Poor Things consacra il talento di Yorgos Lanthimos, quello di Emma Stone (oltre che di tutto il cast) e di una certa idea di cinema.
Sapete che cosa è Poor Things, il nuovo film di Yorgos Lanthimos con protagonista una meravigliosa Emma Stone? Beh, è una chimera, solo che una chimera reale. Già perché questo film, ispirato all’omonimo romanzo di Alasdair Gray fa quello che nel cinema mainstream di stampo hollywoodiano, qualsiasi cosa voglia ancora dire questo attributo all’altezza temporale in cui siamo, non si fa mai: osa, si diverte e parla di politica, filosofia e questione di genere, oltre che di questione sociale. Nella storia che, non a torto, molto hanno indicato come una intrigante addizione tra Frankenstein o il moderno Prometeo, Alice nel Paese delle Meraviglie e una piccola porzione di Nymphomaniac e Pygmalion.
Attraverso un uso assolutamente spericolato della regia, che parte dall’utilizzo di lenti focale riesumate dai primordi del cinema a continui cambi di colorazione, attitudine, ambientazione e mood, Lanthimos mette al centro di tutto Bella, una Emma Stone in versione monstre, sia nell’accezione appunto di mostro (essendo, de facto, un cervello di un feto inserito all’interno di un corpo di una giovane donna suicida), sia in quella di eccezionale. Si tratta infatti di un essere umano giovane e adulto al contempo, bimbo e adulto insieme, che quindi tiene unite queste nature che, secondo le consuetudini del “buon vivere borghese” vanno al più presto tenute separate, opposte in pratica. Ed ecco che qui si inserisce l’altra cosa che è Poor Things, ovvero una lavagna dove prendere appunti, sì esatto, una storia di educazione. Una storia di educazione alla vita, all’amore e al pensiero razionale di Bella che da persona vissuta in cattività, prigioniera per molti anni, si ritrova a ricoprire il ruolo della viaggiatrice per eccellenza. Scappando, infatti, dalla casa del padre-dio Godwim Baxter, un incredibile Willem Defoe (che ha recitato con un trucco protesico tanto esagerato da risultare credibile) e dalla promessa di matrimonio con Max Candles, protegè dello stesso dott. Baxter e interpretato da un meraviglioso Ramy Youssef.

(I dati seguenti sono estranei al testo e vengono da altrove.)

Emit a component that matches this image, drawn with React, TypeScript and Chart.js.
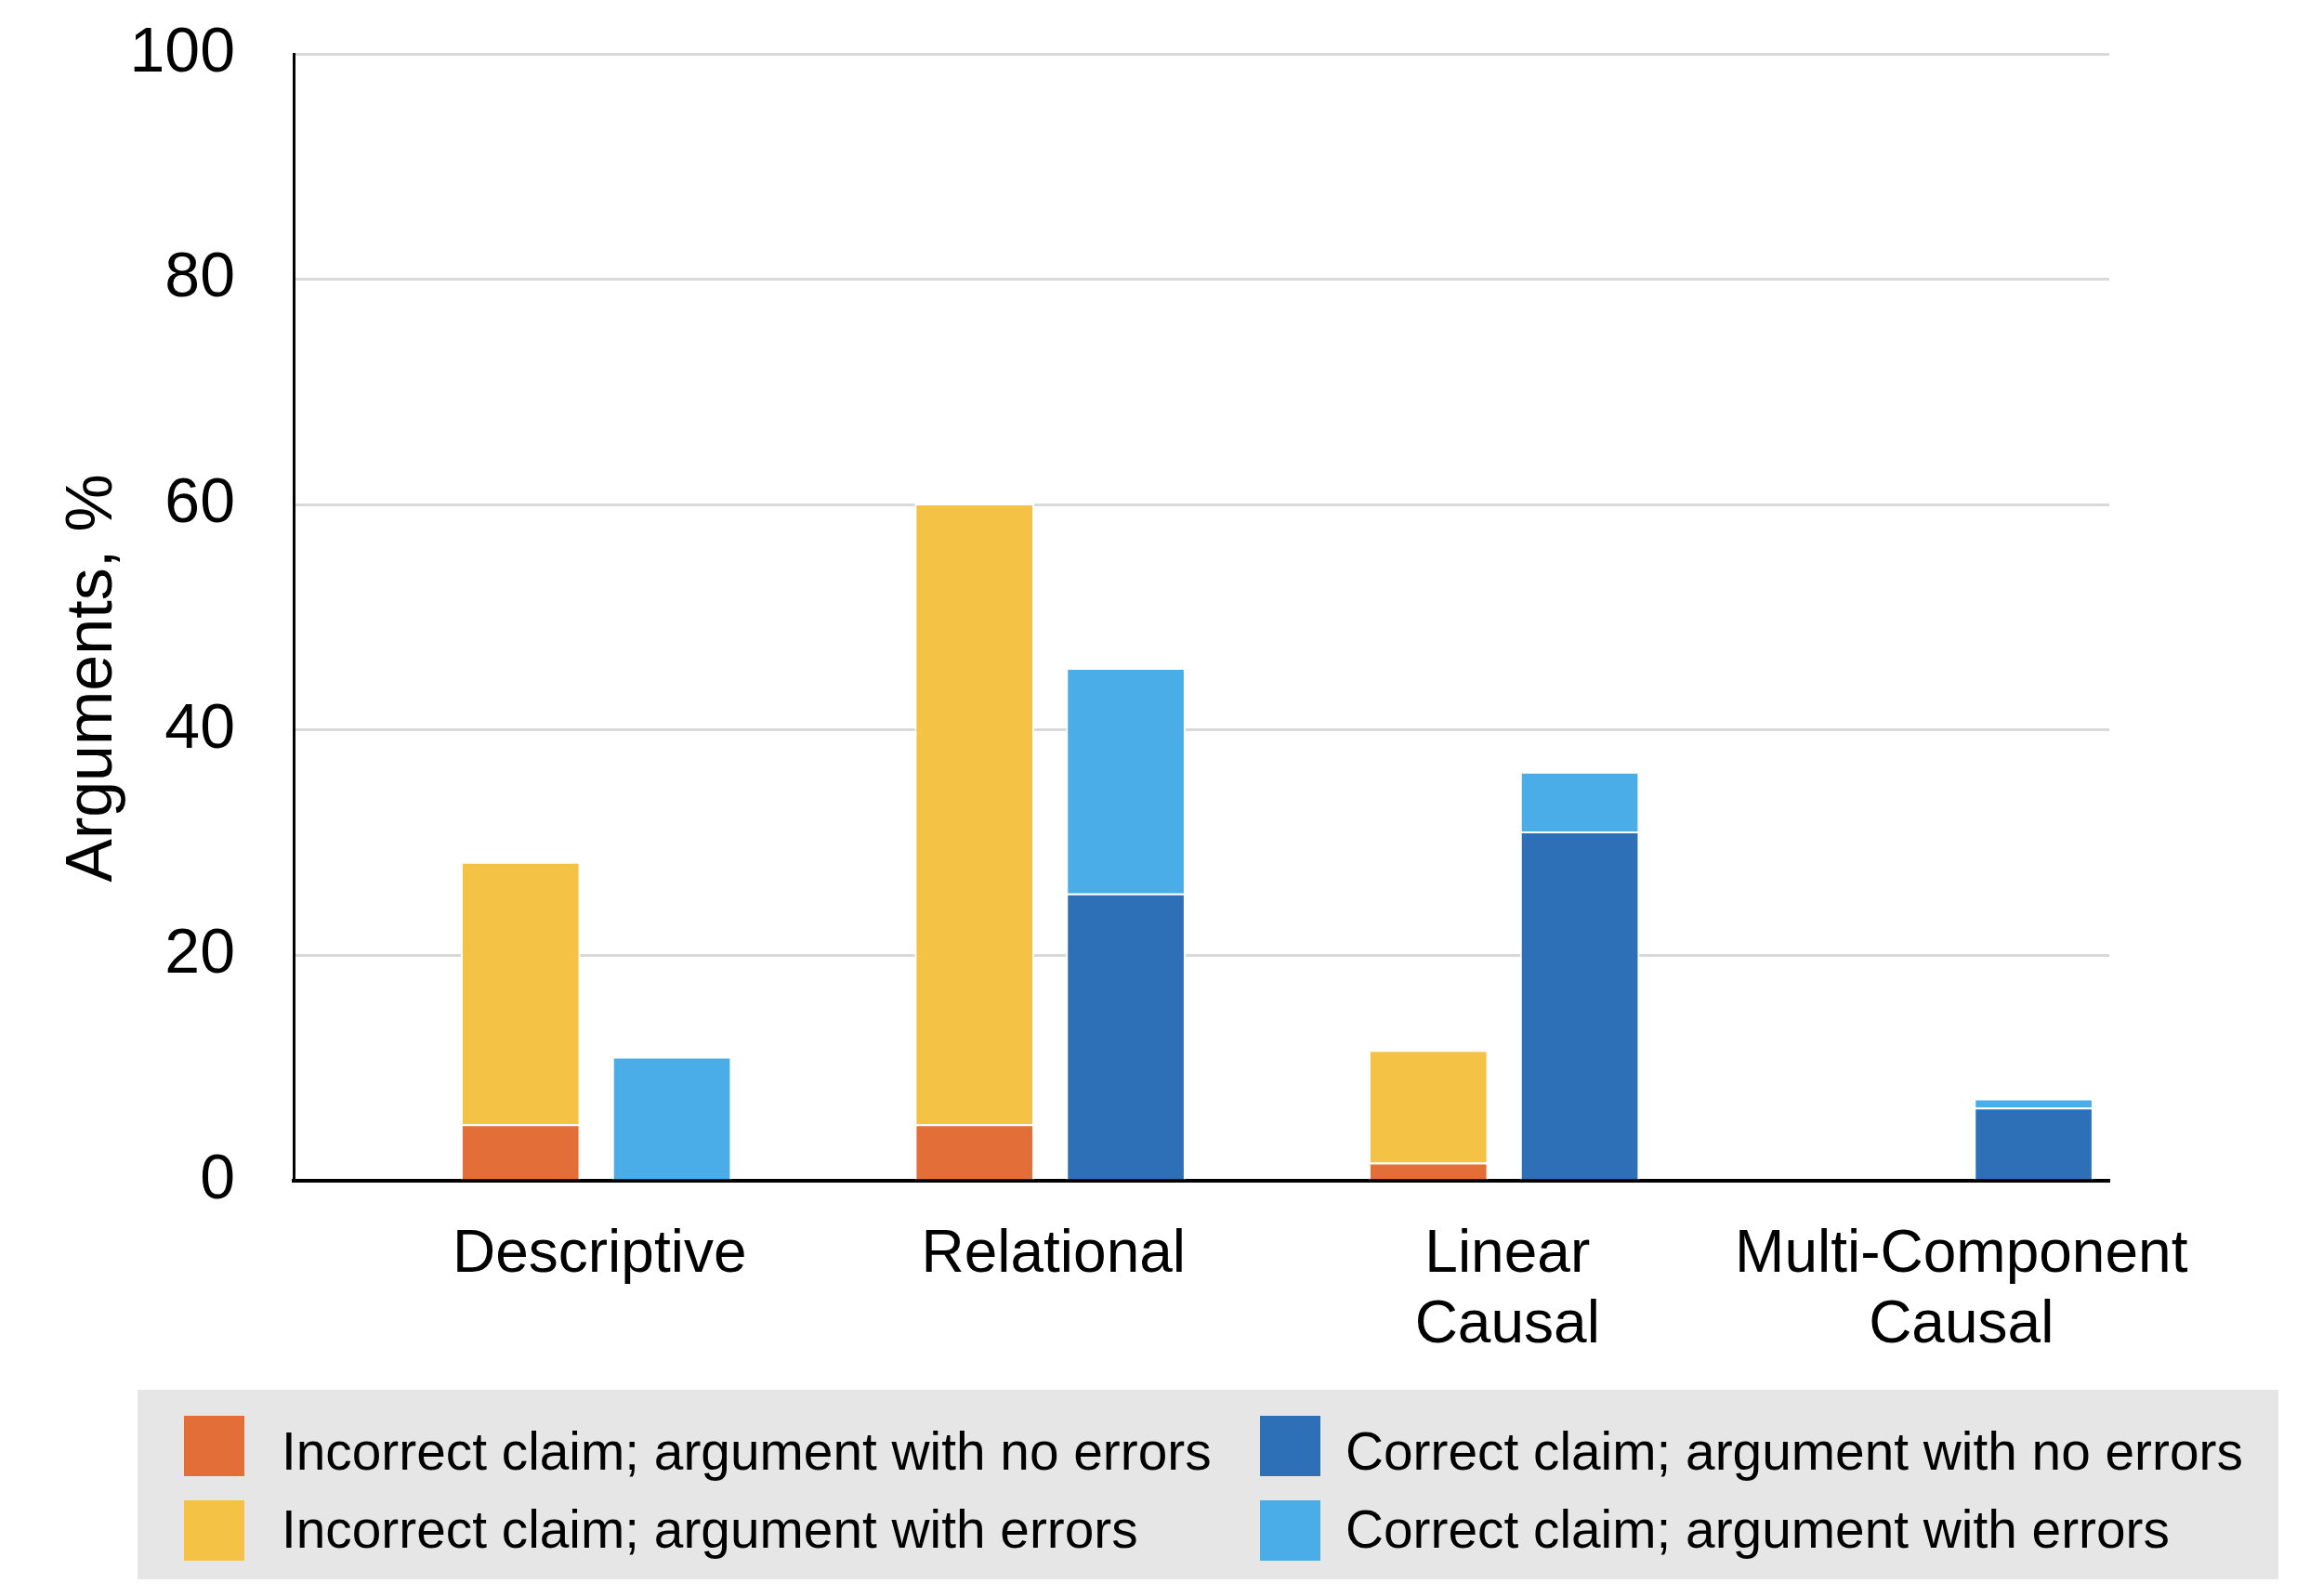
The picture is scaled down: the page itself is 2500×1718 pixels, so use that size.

Il motivo di questa fuga (che però Bella confessa al padre il giorno stesso della sua partenza) è dovuta alla voglia di scoprire ciò che il mondo ha da offrire al di là dei muri entro cui è cresciuta e poi perché ha scoperto il sesso. Prima quello solitario, legato all’esplorazione di sé, e poi quello con gli altri, segnatamente con Duncan Wedderburn, un avvocato bellimbusto e donnaiolo. Ed ecco cosa è anche Poor Things, una petit mort per dirla alla francese. Ovvero una serie di momenti di piacere carnale da cui Bella prima si lascerà beatamente travolgere e poi, dopo una crociera fatta a forza per la gelosia e il desiderio di possesso assoluto dello stesso Duncan, nel quale scoprirà la letteratura e la filosofia, saprà sfruttare per sé. Nel casino parigino non solo conoscerà il comunismo e il pensiero sociale ma più in senso lato la forza di un corpo che è cosciente di se stesso. Ecco quello che è anche Poor Things, un pamphlet. La moda invece Bella non ha mai dovuto scoprirla a giudicare dai suoi, eccezionali, abiti.
Avvicinandosi al finale dell’opera di Lanthimos si comprende, sempre più, come in questo film allucinato e allucinante, in senso buono, dove i colori sono sempre saturi, falsi, anzi più veri del vero, la morale è una e una sola: il mondo è brutto e cattivo e tutti siamo condannati a morire; tuttavia non per questo dobbiamo rifiutarlo o costringere gli altri a farlo ma se siamo coscienti di cosa abbiamo davanti lo possiamo mordere con passione. Ecco, quindi, quello che anche è Poor Things, un bisturi che taglia una ferita, ma che lo fa con tutta la compassione di questo mondo. Perché anche di questo è fatto il mondo, ovvero di compassione.